まず、旅先で思い浮かんだスケッチなどを基にして数メートル四方の大きな板に下絵を描き、その上に小さな写真を「旅の記憶を1枚に封じ込める感じで」張っていく。写真の数はときには1万枚を超え、作業は数カ月間におよぶという。張り合わせを終えた時点で、専門家に複写してもらい、作品を完成させる。
■横幅8メートルの写真絵図
西野さんの作品は、東京やニューヨークなど、国内外の大都市を写した「Diorama Map(ジオラママップ)」が有名だが、今回の写真展のテーマは、「水」という。

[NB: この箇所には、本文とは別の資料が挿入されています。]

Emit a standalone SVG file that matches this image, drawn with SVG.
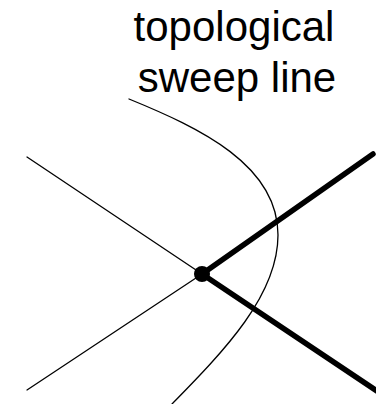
<svg xmlns="http://www.w3.org/2000/svg" width="376" height="404" viewBox="0 0 376 404">
<style>
.thin{stroke:#000;stroke-width:1.3;fill:none;stroke-linecap:round}
.thick{stroke:#000;stroke-width:5.5;fill:none;stroke-linecap:round}
.lbl{font-family:"Liberation Sans",Arial,sans-serif;font-size:42px;fill:#000;text-anchor:middle}
</style>
<rect width="376" height="404" fill="#fff"/>
<g id="edges">
<line class="thin" x1="27" y1="157" x2="202" y2="274"/>
<line class="thin" x1="27" y1="390" x2="202" y2="274"/>
<line class="thick" x1="202" y1="274" x2="373" y2="154"/>
<line class="thick" x1="202" y1="274" x2="380" y2="393"/>
</g>
<g id="sweep">
<path class="thin" stroke-width="1.2" d="M129,99 C200,128 278,165 278,235 C278,295 225,350 172,404"/>
</g>
<g id="vertex">
<circle cx="202" cy="274" r="8" fill="#000"/>
</g>
<g id="label">
<text class="lbl" x="234" y="41">topological</text>
<text class="lbl" x="237" y="92">sweep line</text>
</g>
</svg>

「山から海にいたるまで、水がどのように変化していくのか、それを訪ねるような旅を始めた」のは5年ほど前。
その発端となった作品が「IL PO」で、イタリアでもっとも長いポー川を2017年に訪れた(「IL」はイタリア語で、英語の「THE」の意味)。
「フランス国境に近いアルプスの山から水がしたたり落ちるところから撮影して、そこから約650キロ、川沿いを移動しながら、いろいろな街を訪れ、いろいろな人と出会い、いろいろな物語を聞き、アドリア海まで旅をしました」
会場に展示される作品は横幅8メートルもあり、遠目に見ると、写真絵図のよう。うねうねと蛇行した川の流れには素朴な温かみがあり、ユーモアを感じさせる。
しかし、作品に近づくと、その印象はがらりと変わる。硬派なイメージの写真がびっしりと並び、昔のグラフ雑誌のフォトルポルタージュを見るような思いがする。
ごつごつとした岩山を流れ下る雪どけ水、チェーンソーで切り倒された木々、畑で農作業をする人々、鉄道の巨大な操車場、水力発電所と思われる巨大はパイプ、川をさかのぼる運搬船などなど。